What are induced pluripotent stem cells, and how are they created?
pluripotent cells produced by adding transcription factors to a terminally differentiated cell. The guy reverted terminally differentiated cells back into pluripotent cells by using a virus to inject the genes into the cells. In other words, he used genetic engineering to create pluripotent cells.

What are transcription factors?
Four enzymes that, together, can transform a terminally differentiated cell into a pluripotent cell.

Why might iPSCs be less controversial to use for therapeutic cloning than cells created with nuclear transplantation?
Embryos are neither created, nor destroyed, with this method.
In any event, research into this process is at a very early stage. Even though cloning other mammals is now routine, it’s more difficult with human cells. Cloned human embryos, made via nuclear transplantation using DNA from an adult cell, were only just created for the first time – in 2014. These cells were grown into insulin-making cells, which have the potential to treat or cure diabetes.

What is another name for therapeutic cloning?
Therapeutic cloning is also known as somatic cell nuclear transfer.

In February 2004, a team of South Korean scientists managed to generate more than thirty human blastocysts
by therapeutic cloning. How many human embryonic stem cell lines were produced by this technique?
These scientists produced a single human embryonic stem cell line from these embryos.

What is the current “bottleneck” in therapeutic cloning?
The current “bottleneck” is the low efficiency that occurs when stem cell lines are prepared from
cloned blastocysts.

What is the difference between reproductive cloning and therapeutic cloning?
Reproductive cloning involves cloning a person’s DNA, and transplanting the embryo into a
(surrogate) mother for the sole purpose of producing a new human being.

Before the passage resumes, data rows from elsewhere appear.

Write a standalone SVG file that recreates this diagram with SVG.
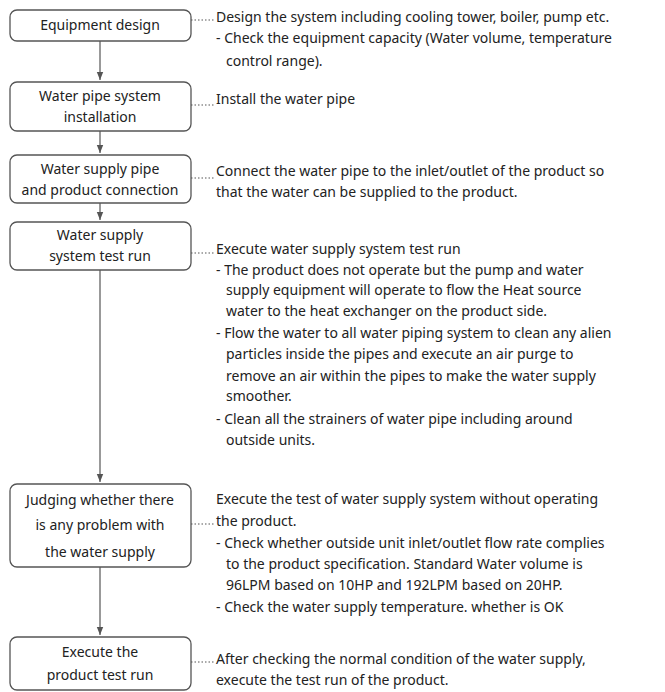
<svg xmlns="http://www.w3.org/2000/svg" width="665" height="692" viewBox="0 0 665 692">
<style>
.b{fill:#fff;stroke:#555;stroke-width:1.3}
.t{font-family:"Noto Sans","Liberation Sans",sans-serif;font-size:14px;fill:#222}
.c{text-anchor:middle}
.l{stroke:#555;stroke-width:1.2;fill:none}
.d{stroke:#555;stroke-width:1.2;stroke-dasharray:1.5 2;fill:none}
</style>
<defs><marker id="a" viewBox="0 0 10 10" refX="10" refY="5" markerWidth="7" markerHeight="7" orient="auto"><path d="M0,1 L10,5 L0,9 z" fill="#555"/></marker></defs>
<rect width="665" height="692" fill="#fff"/>
<g id="connectors">
<path class="l" d="M100,41 V80" marker-end="url(#a)"/>
<path class="l" d="M100,131 V153" marker-end="url(#a)"/>
<path class="l" d="M100,203 V220" marker-end="url(#a)"/>
<path class="l" d="M100,270 V482" marker-end="url(#a)"/>
<path class="l" d="M100,567 V635" marker-end="url(#a)"/>
<path class="d" d="M191,20 H214"/>
<path class="d" d="M191,105 H214"/>
<path class="d" d="M191,178 H214"/>
<path class="d" d="M191,253 H214"/>
<path class="d" d="M191,524 H214"/>
<path class="d" d="M191,662 H214"/>
</g>
<g id="n1"><rect class="b" x="10" y="10" width="181" height="31" rx="7"/><text class="t c" x="100" y="30">Equipment design</text></g>
<g id="n2"><rect class="b" x="10" y="82" width="181" height="49" rx="7"/><text class="t c" x="100" y="101">Water pipe system</text><text class="t c" x="100" y="122">installation</text></g>
<g id="n3"><rect class="b" x="10" y="155" width="181" height="48" rx="7"/><text class="t c" x="100" y="174">Water supply pipe</text><text class="t c" x="100" y="195">and product connection</text></g>
<g id="n4"><rect class="b" x="10" y="222" width="181" height="48" rx="7"/><text class="t c" x="100" y="240">Water supply</text><text class="t c" x="100" y="261">system test run</text></g>
<g id="n5"><rect class="b" x="10" y="484" width="181" height="83" rx="7"/><text class="t c" x="100" y="505">Judging whether there</text><text class="t c" x="100" y="530">is any problem with</text><text class="t c" x="100" y="557">the water supply</text></g>
<g id="n6"><rect class="b" x="10" y="637" width="181" height="53" rx="7"/><text class="t c" x="100" y="657">Execute the</text><text class="t c" x="100" y="680">product test run</text></g>
<g id="notes" class="t">
<text x="216" y="22">Design the system including cooling tower, boiler, pump etc.</text>
<text x="216" y="43">- Check the equipment capacity (Water volume, temperature</text>
<text x="226" y="66">control range).</text>
<text x="216" y="104">Install the water pipe</text>
<text x="216" y="176">Connect the water pipe to the inlet/outlet of the product so</text>
<text x="216" y="197">that the water can be supplied to the product.</text>
<text x="216" y="254">Execute water supply system test run</text>
<text x="216" y="275">- The product does not operate but the pump and water</text>
<text x="226" y="295">supply equipment will operate to flow the Heat source</text>
<text x="226" y="316">water to the heat exchanger on the product side.</text>
<text x="216" y="338">- Flow the water to all water piping system to clean any alien</text>
<text x="226" y="359">particles inside the pipes and execute an air purge to</text>
<text x="226" y="381">remove an air within the pipes to make the water supply</text>
<text x="226" y="401">smoother.</text>
<text x="216" y="424">- Clean all the strainers of water pipe including around</text>
<text x="226" y="445">outside units.</text>
<text x="216" y="504">Execute the test of water supply system without operating</text>
<text x="216" y="526">the product.</text>
<text x="216" y="548">- Check whether outside unit inlet/outlet flow rate complies</text>
<text x="226" y="569">to the product specification. Standard Water volume is</text>
<text x="226" y="590">96LPM based on 10HP and 192LPM based on 20HP.</text>
<text x="216" y="612">- Check the water supply temperature. whether is OK</text>
<text x="216" y="664">After checking the normal condition of the water supply,</text>
<text x="216" y="685">execute the test run of the product.</text>
<text x="216" y="703">To prevent the freezing of the heat exchanger when the</text>
</g>
</svg>
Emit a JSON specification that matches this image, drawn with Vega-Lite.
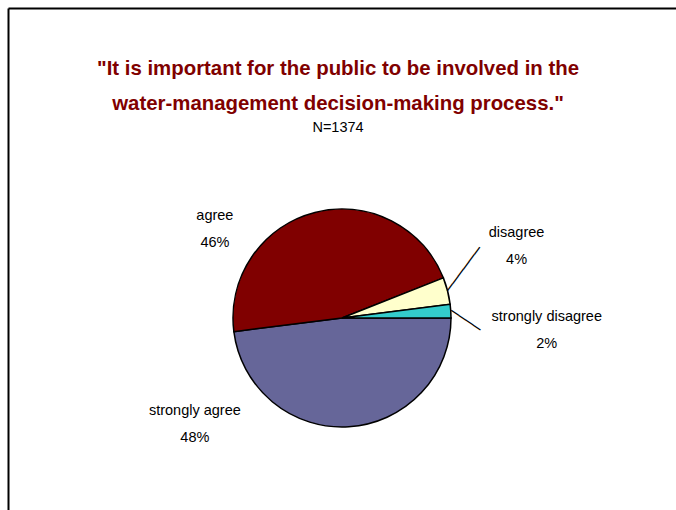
{
  "$schema": "https://vega.github.io/schema/vega-lite/v6.json",
  "width": 668,
  "height": 502,
  "autosize": {"type": "none"},
  "padding": {"left": 8, "top": 8, "right": 0, "bottom": 0},
  "background": "white",
  "config": {
    "font": "Liberation Sans",
    "view": {"stroke": null},
    "axis": {"domainColor": "black", "domainWidth": 2, "ticks": false, "labels": false, "grid": false, "title": null}
  },
  "title": {
    "text": ["\"It is important for the public to be involved in the", "water-management decision-making process.\""],
    "subtitle": "N=1374",
    "font": "Liberation Sans",
    "fontSize": 20.4,
    "fontWeight": "bold",
    "color": "#800000",
    "lineHeight": 35,
    "subtitleFont": "Liberation Sans",
    "subtitleFontSize": 14.5,
    "subtitleColor": "black",
    "subtitlePadding": 6,
    "anchor": "middle",
    "frame": "group",
    "dx": -4,
    "offset": -126
  },
  "data": {
    "values": [
      {"category": "strongly agree", "pct": 48, "idx": 1, "label": "strongly agree\n48%"},
      {"category": "agree", "pct": 46, "idx": 2, "label": "agree\n46%"},
      {"category": "disagree", "pct": 4, "idx": 3, "label": "disagree\n4%"},
      {"category": "strongly disagree", "pct": 2, "idx": 4, "label": "strongly disagree\n2%"}
    ]
  },
  "encoding": {
    "theta": {"field": "pct", "type": "quantitative", "stack": true, "scale": {"range": [1.5708, 7.854]}},
    "x": {"datum": 0, "type": "quantitative", "scale": {"domain": [-1, 1], "nice": false, "zero": false}, "axis": {"orient": "top"}},
    "y": {"datum": 0, "type": "quantitative", "scale": {"domain": [-0.6194, 1], "nice": false, "zero": false}, "axis": {"orient": "left"}},
    "order": {"field": "idx", "type": "quantitative"}
  },
  "layer": [
    {
      "mark": {"type": "arc", "outerRadius": 109, "stroke": "black", "strokeWidth": 1.5},
      "encoding": {
        "color": {
          "field": "category", "type": "nominal", "legend": null,
          "scale": {"domain": ["strongly agree", "agree", "disagree", "strongly disagree"], "range": ["#666699", "#800000", "#FFFFCC", "#33CCCC"]}
        }
      }
    },
    {
      "mark": {"type": "text", "radius": 109, "angle": -53.6, "align": "left", "baseline": "middle", "font": "DejaVu Sans Mono", "fontSize": 15, "color": "black"},
      "encoding": {"text": {"condition": {"test": "datum.category === 'disagree'", "value": "──────"}, "value": ""}}
    },
    {
      "mark": {"type": "text", "radius": 109, "angle": 34.1, "align": "left", "baseline": "middle", "font": "DejaVu Sans Mono", "fontSize": 14.6, "color": "black"},
      "encoding": {"text": {"condition": {"test": "datum.category === 'strongly disagree'", "value": "────"}, "value": ""}}
    },
    {
      "mark": {"type": "text", "radius": 109, "dx": -154, "dy": -16, "fontSize": 14.5, "lineBreak": "\n", "lineHeight": 27, "baseline": "middle", "align": "center", "color": "black"},
      "encoding": {"text": {"condition": {"test": "datum.category === 'strongly agree'", "field": "label"}, "value": ""}}
    },
    {
      "mark": {"type": "text", "radius": 109, "dx": -100, "dy": 4, "fontSize": 14.5, "lineBreak": "\n", "lineHeight": 27, "baseline": "middle", "align": "center", "color": "black"},
      "encoding": {"text": {"condition": {"test": "datum.category === 'agree'", "field": "label"}, "value": ""}}
    },
    {
      "mark": {"type": "text", "radius": 109, "dx": 69, "dy": -58, "fontSize": 14.5, "lineBreak": "\n", "lineHeight": 27, "baseline": "middle", "align": "center", "color": "black"},
      "encoding": {"text": {"condition": {"test": "datum.category === 'disagree'", "field": "label"}, "value": ""}}
    },
    {
      "mark": {"type": "text", "radius": 109, "dx": 96, "dy": 6, "fontSize": 14.5, "lineBreak": "\n", "lineHeight": 27, "baseline": "middle", "align": "center", "color": "black"},
      "encoding": {"text": {"condition": {"test": "datum.category === 'strongly disagree'", "field": "label"}, "value": ""}}
    }
  ]
}
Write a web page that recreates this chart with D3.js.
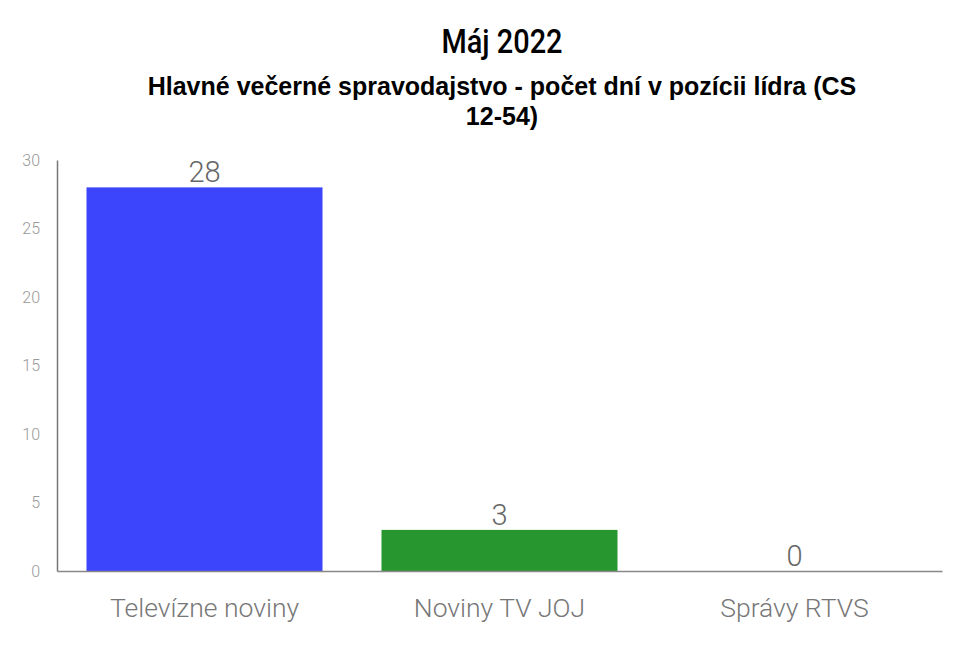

Therapeutic cloning is the development
of human blastocysts for the sole purpose of producing stem cell lines for therapeutic use in humans.

In addition to embryonic stem cells, what other type of human tissue contains stem cells that show potential in
the treatment of human diseases?
Stem cells are also found in human umbilical cords.

What recommendation has been made on therapeutic cloning in a report by the U.S. President’s Council on
Bioethics in July 2002?
This council recommended that cloning for biomedical research be prohibited during a four-year moratorium.

In June 2007, a bill was presented to President George W. Bush that would allow the use of federal funding for
embryonic stem cell research. What was the outcome of this legislative action?
President Bush vetoed the stem cell research bill. He stated that this bill was would support the
deliberate destruction of human embryos. This was President Bush’s second veto of embryonic stem cell
research legislation since he took office in January 2001.